▸ SET TASK: Skip all pictures, then copy the lines from the start of the data through the line with "l in labels]", keeping both ends.

-------- DATA

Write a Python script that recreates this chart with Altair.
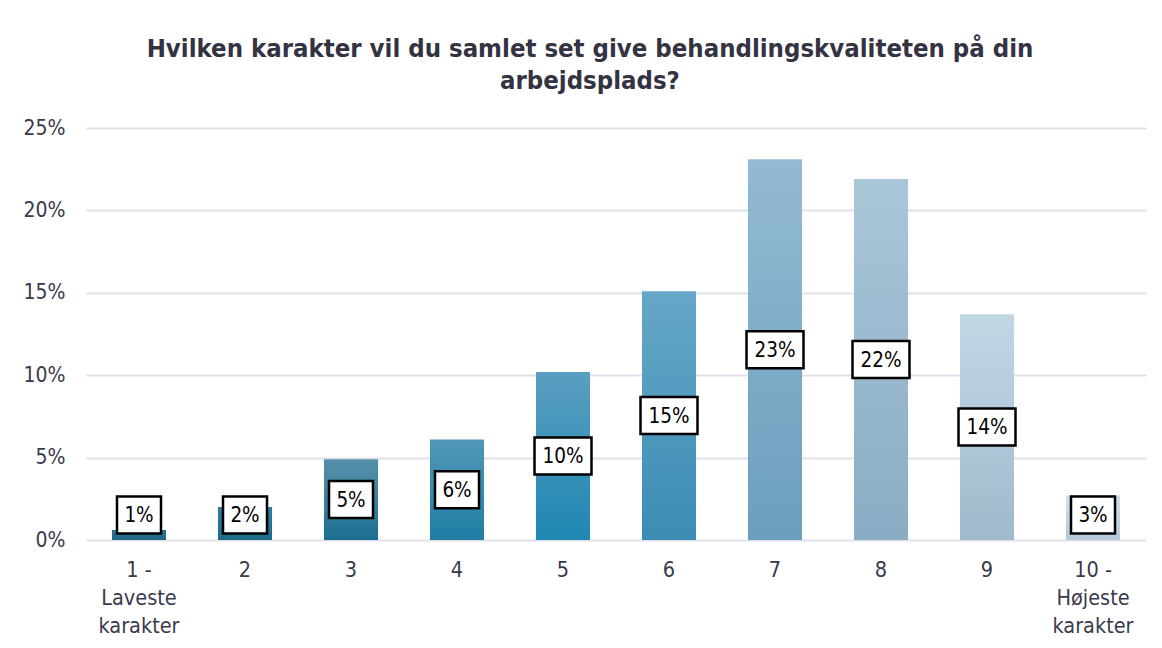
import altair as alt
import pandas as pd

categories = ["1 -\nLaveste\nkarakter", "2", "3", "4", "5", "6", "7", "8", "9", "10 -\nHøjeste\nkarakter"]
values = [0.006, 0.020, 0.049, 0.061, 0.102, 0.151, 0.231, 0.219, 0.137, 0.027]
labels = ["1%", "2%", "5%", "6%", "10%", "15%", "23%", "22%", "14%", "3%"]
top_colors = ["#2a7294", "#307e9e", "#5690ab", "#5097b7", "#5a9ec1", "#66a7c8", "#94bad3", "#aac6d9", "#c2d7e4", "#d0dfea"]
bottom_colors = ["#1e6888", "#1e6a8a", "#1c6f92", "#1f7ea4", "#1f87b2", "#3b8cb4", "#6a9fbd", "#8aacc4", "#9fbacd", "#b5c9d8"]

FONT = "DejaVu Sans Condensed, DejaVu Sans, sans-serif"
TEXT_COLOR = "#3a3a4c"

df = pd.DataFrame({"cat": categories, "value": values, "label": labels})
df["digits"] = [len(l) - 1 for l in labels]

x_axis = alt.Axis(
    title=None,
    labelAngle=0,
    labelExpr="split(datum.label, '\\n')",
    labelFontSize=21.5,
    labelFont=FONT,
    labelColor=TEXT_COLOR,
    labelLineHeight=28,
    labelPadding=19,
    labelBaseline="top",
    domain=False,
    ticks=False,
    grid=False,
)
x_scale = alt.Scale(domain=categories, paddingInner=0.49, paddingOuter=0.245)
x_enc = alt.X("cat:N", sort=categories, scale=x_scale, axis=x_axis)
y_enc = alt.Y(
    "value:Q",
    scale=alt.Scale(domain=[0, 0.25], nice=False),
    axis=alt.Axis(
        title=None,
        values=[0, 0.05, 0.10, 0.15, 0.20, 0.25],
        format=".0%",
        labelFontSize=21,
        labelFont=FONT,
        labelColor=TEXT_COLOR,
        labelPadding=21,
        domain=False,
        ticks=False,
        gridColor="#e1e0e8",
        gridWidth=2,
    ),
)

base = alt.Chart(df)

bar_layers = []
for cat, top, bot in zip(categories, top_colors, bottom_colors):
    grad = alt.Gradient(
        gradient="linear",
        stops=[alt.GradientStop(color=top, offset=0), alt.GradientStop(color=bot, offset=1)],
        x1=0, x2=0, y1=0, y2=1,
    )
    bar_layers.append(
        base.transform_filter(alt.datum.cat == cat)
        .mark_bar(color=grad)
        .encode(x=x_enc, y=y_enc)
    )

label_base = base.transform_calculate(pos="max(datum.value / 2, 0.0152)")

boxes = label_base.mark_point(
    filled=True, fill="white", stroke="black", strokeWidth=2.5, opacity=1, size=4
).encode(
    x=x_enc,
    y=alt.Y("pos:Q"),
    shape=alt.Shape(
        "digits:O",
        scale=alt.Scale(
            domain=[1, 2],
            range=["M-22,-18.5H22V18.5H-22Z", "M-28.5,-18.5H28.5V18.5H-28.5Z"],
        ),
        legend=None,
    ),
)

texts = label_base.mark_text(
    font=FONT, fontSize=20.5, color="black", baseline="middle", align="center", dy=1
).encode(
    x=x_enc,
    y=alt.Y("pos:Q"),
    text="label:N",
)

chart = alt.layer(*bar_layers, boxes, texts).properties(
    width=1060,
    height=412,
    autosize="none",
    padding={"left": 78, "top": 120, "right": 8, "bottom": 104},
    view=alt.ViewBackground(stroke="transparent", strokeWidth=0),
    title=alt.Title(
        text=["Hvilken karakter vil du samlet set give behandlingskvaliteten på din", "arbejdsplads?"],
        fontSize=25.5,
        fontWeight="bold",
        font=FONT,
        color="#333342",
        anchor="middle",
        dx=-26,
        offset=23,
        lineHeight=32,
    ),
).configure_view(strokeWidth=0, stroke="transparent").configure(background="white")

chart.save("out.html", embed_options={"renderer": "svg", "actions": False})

----------------

▸ RESPONSE TO THE EXERCISE:
Write a Python script that recreates this chart with Altair.
import altair as alt
import pandas as pd

categories = ["1 -\nLaveste\nkarakter", "2", "3", "4", "5", "6", "7", "8", "9", "10 -\nHøjeste\nkarakter"]
values = [0.006, 0.020, 0.049, 0.061, 0.102, 0.151, 0.231, 0.219, 0.137, 0.027]
labels = ["1%", "2%", "5%", "6%", "10%", "15%", "23%", "22%", "14%", "3%"]
top_colors = ["#2a7294", "#307e9e", "#5690ab", "#5097b7", "#5a9ec1", "#66a7c8", "#94bad3", "#aac6d9", "#c2d7e4", "#d0dfea"]
bottom_colors = ["#1e6888", "#1e6a8a", "#1c6f92", "#1f7ea4", "#1f87b2", "#3b8cb4", "#6a9fbd", "#8aacc4", "#9fbacd", "#b5c9d8"]

FONT = "DejaVu Sans Condensed, DejaVu Sans, sans-serif"
TEXT_COLOR = "#3a3a4c"

df = pd.DataFrame({"cat": categories, "value": values, "label": labels})
df["digits"] = [len(l) - 1 for l in labels]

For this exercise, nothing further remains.